6. Remove the "hero worship." Empowering teams means taking away the notion of a "hero" as your means to organizational success. Appraising individual performance creates accidental adversaries among team members. The work group cannot be a true team when heroes are compensated for acting as individuals. Bring purposeful harmony to your teams by rewarding team-focused goals, not individually focused goals.

Leaders empower teams through their commitment to them, their support of them, and their own behaviors around them. Robert Greenleaf's book, Servant Leadership: A Journey into the Nature of Legitimate Power & Greatness, provides rich guidance for the leader who truly intends to empower her teams. Lead by serving and serve by leading. Team members will not only come to hyper-perform, they'll also increase their intelligence!

 

User Comments

3 comments
Bob Maksimchuk's picture

Excellent post Jean.  I have often seen teams that are working enthusiastically to adopt agile techniques.  Then a non-supportive manager or policy comes along and demands actions that completely disempower the teams.  It's actually very sad to watch the team deflate.  Some may continue their pursuit of agile....but only so much before they are beaten down into compliance.

June 20, 2013 - 9:35am
Clifford Berg's picture

Yes, what Bob says is very true. But let's also be careful that we don't rush along to the logical extreme of this. Teams have challenges too. Many in the Agile community espouse the "Forming, Storming, Norming, Performing" model. But the model is clear that there can be problems that require management intervention. From wikipedia, on the Tuckman model:

 

"[The Storming] phase can become destructive to the team and will lower motivation if allowed to get out of control. Some teams will never develop past this stage. Supervisors of the team during this phase may be more accessible, but tend to remain directive in their guidance of decision-making and professional behavior. The team members will therefore resolve their differences and members will be able to participate with one another more comfortably."

The problem is how to hold a "team" accountable is also a hard one. Accountable is not real if does not involve real consequences: do you dock the pay of each team member? Just saying "I am disappointed" is not holding them accountable in any real way. But it is true that rewarding individuals is very destructive to a team's cohesion. Yet there is also the problem of how do you develop leaders for the organization's growth? And does everyone on a team have the same pay? - usually not. It is a dilemma with no easy solution.

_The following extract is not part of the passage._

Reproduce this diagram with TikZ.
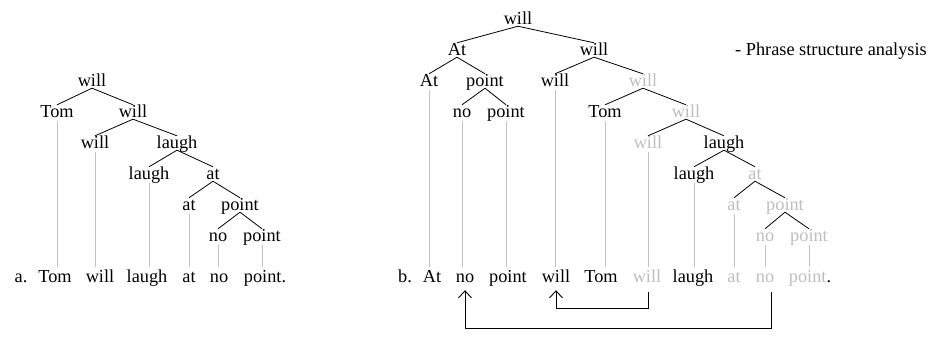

My basic point is: let's not oversimplify the challenges here. The author is right on every point, but implementing this requires a great deal of experience and/or sensitivity with respect to human behavior in groups.

 

November 20, 2014 - 12:00pm
Tim Thompson's picture

Very interesting post. I agree that a team as a team makes better decisions versus a single person. That flies in the face of installing the almighty product owner who yeas or nays the decisions. Can't have the cake and eat it, too. Either empower the team and get rid of the decision power of the product owner OR make the product owner an equal member of the team with the same weight.